> [Task details]:
Starting at the first line of the listing below, repeat each line exactly until the line containing "Line, XAxis, YAxis", which you include. Leave out pictures.

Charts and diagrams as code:

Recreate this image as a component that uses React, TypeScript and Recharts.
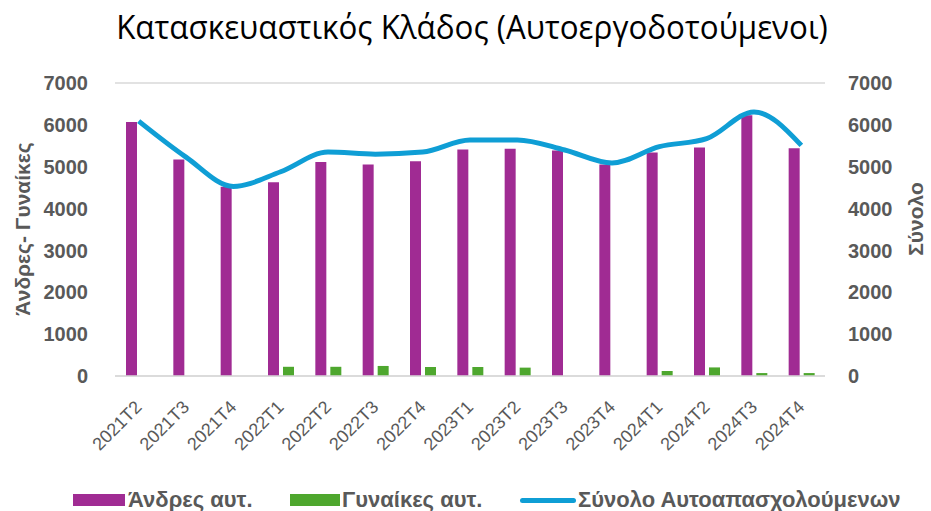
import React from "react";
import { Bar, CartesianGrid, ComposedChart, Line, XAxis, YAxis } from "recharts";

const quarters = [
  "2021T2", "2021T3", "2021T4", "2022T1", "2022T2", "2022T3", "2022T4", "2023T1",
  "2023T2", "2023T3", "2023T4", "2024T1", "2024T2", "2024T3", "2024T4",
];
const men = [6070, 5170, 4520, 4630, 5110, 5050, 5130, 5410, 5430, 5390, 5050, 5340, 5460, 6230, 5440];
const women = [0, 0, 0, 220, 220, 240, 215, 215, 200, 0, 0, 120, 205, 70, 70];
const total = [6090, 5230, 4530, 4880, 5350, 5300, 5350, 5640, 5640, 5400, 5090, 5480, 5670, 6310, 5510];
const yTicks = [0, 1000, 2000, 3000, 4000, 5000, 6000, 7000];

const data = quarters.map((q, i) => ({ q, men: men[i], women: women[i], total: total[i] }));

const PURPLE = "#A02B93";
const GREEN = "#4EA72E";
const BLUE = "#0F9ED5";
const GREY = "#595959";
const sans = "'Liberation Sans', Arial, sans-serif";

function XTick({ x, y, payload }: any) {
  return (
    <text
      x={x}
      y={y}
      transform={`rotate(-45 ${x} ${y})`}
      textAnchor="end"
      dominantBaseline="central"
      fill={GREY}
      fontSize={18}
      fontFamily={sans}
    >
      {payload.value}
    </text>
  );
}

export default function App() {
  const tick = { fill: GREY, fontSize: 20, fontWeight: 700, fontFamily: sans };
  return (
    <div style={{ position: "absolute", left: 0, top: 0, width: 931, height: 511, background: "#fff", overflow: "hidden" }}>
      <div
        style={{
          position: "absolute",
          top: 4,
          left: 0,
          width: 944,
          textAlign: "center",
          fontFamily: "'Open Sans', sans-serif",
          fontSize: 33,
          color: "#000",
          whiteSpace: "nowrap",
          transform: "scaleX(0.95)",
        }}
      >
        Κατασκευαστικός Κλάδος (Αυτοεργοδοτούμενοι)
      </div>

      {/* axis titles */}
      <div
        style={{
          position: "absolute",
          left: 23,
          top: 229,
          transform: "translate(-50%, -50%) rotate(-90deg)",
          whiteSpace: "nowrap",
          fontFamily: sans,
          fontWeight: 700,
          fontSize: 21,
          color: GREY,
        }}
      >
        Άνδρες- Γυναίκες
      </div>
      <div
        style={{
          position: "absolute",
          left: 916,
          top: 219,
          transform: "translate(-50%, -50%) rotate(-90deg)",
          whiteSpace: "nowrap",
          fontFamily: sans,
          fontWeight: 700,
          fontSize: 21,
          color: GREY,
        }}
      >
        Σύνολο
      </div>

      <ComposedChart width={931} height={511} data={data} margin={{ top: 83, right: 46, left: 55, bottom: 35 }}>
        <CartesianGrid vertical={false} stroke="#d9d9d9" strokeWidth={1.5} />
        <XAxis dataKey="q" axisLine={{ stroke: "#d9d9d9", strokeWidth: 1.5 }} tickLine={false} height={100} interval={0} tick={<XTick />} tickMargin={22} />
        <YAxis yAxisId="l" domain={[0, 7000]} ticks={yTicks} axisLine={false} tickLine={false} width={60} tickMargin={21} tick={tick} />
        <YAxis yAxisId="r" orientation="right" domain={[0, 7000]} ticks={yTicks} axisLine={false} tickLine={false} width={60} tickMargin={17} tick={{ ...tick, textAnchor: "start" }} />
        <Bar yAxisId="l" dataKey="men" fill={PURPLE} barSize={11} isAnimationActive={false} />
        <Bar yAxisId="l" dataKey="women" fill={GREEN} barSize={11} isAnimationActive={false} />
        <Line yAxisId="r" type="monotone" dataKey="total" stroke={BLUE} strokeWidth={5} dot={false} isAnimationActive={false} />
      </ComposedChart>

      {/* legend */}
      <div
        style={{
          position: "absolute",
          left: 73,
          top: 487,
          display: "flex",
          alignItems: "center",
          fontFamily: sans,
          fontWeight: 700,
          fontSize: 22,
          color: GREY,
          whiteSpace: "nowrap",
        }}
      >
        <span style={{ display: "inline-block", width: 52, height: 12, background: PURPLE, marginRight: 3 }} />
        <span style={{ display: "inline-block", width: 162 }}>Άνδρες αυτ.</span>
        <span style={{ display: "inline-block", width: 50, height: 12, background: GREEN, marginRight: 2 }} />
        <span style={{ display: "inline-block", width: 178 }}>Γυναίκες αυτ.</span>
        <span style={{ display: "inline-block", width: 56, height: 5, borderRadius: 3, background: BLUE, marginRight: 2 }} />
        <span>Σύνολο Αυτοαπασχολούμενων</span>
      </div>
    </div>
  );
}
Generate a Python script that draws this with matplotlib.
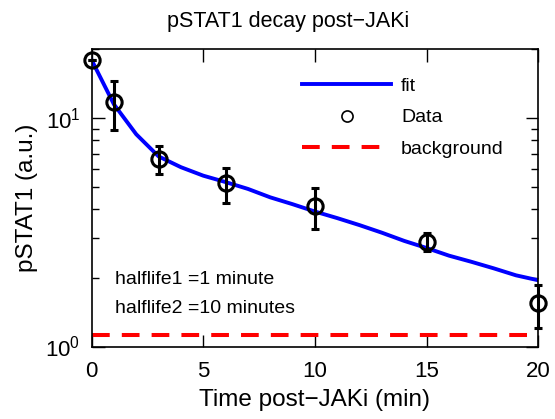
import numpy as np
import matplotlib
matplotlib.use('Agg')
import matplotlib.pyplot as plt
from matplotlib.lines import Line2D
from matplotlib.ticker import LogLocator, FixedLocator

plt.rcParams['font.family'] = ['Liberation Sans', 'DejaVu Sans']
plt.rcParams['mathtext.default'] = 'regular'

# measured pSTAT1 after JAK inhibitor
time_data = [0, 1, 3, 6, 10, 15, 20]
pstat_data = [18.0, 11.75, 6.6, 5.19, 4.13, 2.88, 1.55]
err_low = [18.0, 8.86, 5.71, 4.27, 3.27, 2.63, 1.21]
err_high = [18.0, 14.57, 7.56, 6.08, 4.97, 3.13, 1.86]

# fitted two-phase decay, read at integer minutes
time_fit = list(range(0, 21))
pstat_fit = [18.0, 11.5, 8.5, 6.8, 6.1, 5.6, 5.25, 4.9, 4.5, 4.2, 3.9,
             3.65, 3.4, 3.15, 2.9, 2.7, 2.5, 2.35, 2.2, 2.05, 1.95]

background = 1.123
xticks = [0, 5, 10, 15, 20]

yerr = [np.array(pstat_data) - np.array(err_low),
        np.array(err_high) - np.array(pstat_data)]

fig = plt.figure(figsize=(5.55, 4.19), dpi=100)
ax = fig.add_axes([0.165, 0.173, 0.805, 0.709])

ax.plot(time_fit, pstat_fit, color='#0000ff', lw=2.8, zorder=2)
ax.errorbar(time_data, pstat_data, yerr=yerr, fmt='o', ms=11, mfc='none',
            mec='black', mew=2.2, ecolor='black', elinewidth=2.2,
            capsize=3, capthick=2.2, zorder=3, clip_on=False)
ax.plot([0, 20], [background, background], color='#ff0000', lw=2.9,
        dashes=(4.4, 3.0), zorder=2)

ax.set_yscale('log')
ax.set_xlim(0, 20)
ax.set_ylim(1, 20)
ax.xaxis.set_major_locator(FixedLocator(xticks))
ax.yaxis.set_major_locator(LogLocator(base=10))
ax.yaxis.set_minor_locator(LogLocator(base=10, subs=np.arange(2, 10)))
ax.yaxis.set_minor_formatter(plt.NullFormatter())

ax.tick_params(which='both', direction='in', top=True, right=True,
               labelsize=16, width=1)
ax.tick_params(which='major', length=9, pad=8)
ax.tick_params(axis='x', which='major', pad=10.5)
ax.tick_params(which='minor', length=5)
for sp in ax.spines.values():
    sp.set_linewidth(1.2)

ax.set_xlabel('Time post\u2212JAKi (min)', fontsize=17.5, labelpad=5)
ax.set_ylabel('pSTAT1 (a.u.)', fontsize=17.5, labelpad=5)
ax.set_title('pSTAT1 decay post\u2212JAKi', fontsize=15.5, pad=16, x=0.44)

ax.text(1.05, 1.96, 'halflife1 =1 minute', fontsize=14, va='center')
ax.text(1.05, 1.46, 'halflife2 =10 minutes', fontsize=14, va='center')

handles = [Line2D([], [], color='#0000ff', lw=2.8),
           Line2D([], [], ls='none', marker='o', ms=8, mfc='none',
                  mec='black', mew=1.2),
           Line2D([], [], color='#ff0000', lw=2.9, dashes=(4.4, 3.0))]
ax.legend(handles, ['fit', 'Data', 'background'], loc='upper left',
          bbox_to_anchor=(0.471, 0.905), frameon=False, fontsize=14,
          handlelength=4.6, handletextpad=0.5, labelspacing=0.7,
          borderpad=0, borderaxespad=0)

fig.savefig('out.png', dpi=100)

> [Problem solution]:
Recreate this image as a component that uses React, TypeScript and Recharts.
import React from "react";
import { Bar, CartesianGrid, ComposedChart, Line, XAxis, YAxis } from "recharts";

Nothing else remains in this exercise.